We need to be mindful of several dangers in looking at God’s creation for clues about His nature. 
Danger #1:  ignoring the essentiality of applying Scriptural truth to our human experience.  To our peril, we can become a truth unto ourselves and slide down the slippery slope of heresy, even idolatry.
Danger #2:  deifying Scripture rather than it’s Author.  Bibliolatry.  Dallas Willard refers to it as “Bible deism” (Hearing God). It is possible to make idols out of very sacred things… like church, like family, Scripture, even our own spirituality… elevating them to levels God doesn’t intend.  These things, essential as they are, can get in the way of knowing God, turning us into 21st century Pharisees.
Danger #3:  Deifying the created.  In marveling at creation (as God wants us to do), we are baby-steps away from idolizing it.  The Enemy certainly knows this, and will use this fact to cause us to subtly slip into a pantheistic idolatry before we’ve recognize what’s happened.  Kempis, in his “Imitation of Christ” cautions that we not cling “to anything created with unmeasured affection.”

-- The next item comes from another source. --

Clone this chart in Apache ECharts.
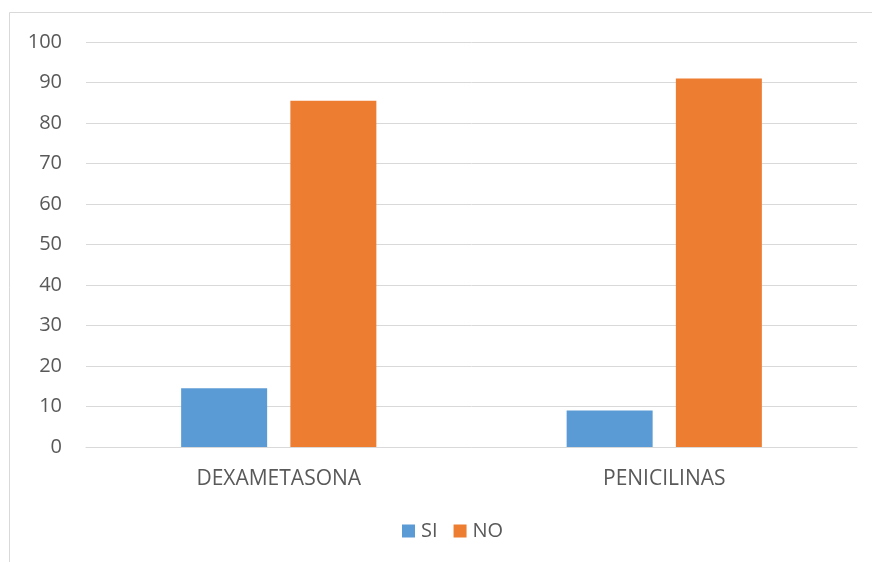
<!DOCTYPE html>
<html>
<head>
<meta charset="utf-8">
<script src="https://cdn.jsdelivr.net/npm/echarts@6/dist/echarts.min.js"></script>
<style>html,body{margin:0;padding:0;background:#fff;}#c{width:872px;height:562px;}</style>
</head>
<body>
<div id="c"></div>
<script>
const categories = ['DEXAMETASONA', 'PENICILINAS'];
const siValues = [14.5, 9.0];
const noValues = [85.5, 91.0];
const seriesNames = ['SI', 'NO'];

const chart = echarts.init(document.getElementById('c'), null, {renderer: 'canvas'});
const font = '"Open Sans", "Noto Sans", sans-serif';
chart.setOption({
  animation: false,
  graphic: [{
    type: 'rect', shape: {x: 9.5, y: 12.5, width: 900, height: 600},
    style: {fill: 'none', stroke: '#d9d9d9', lineWidth: 1}, silent: true
  }],
  grid: {left: 86, right: 15, top: 42, bottom: 115},
  legend: {
    data: seriesNames, top: 516, left: 397,
    itemWidth: 13, itemHeight: 13, itemGap: 16, icon: 'rect',
    textStyle: {color: '#595959', fontSize: 20, fontFamily: font, padding: [0,0,0,1]}
  },
  xAxis: {
    type: 'category', data: categories,
    axisLine: {show: true, lineStyle: {color: '#d9d9d9'}},
    axisTick: {show: false},
    axisLabel: {color: '#595959', fontSize: 21, fontFamily: font, margin: 22}
  },
  yAxis: {
    type: 'value', min: 0, max: 100, interval: 10,
    axisLine: {show: false}, axisTick: {show: false},
    axisLabel: {color: '#595959', fontSize: 20, fontFamily: font, margin: 24},
    splitLine: {lineStyle: {color: '#d9d9d9', width: 1}}
  },
  series: [
    {name: seriesNames[0], type: 'bar', data: siValues, barWidth: 86, barGap: '27%',
     itemStyle: {color: '#5b9bd5'}},
    {name: seriesNames[1], type: 'bar', data: noValues, barWidth: 86, barGap: '27%',
     itemStyle: {color: '#ed7d31'}}
  ]
});
</script>
</body>
</html>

Danger #4:  Forgetting that the created is sin-tarnished.  If we forget or minimize the influence of sin on what God has made, we might, in turn, make wrong assumptions about God’s power and His nature.  We certainly aren’t reminded of God’s greatness when we see a smog-filled sky, for example.  Or a dying child.  What we see is evidence of how what God has created has been perverted by sin.
Danger #5:  Relativism.  We are but a few slippery steps from saying that all truth is God’s truth to saying that all versions of truth are true and, therefore, have originated from God.  We must be on guard for the lie of relativism.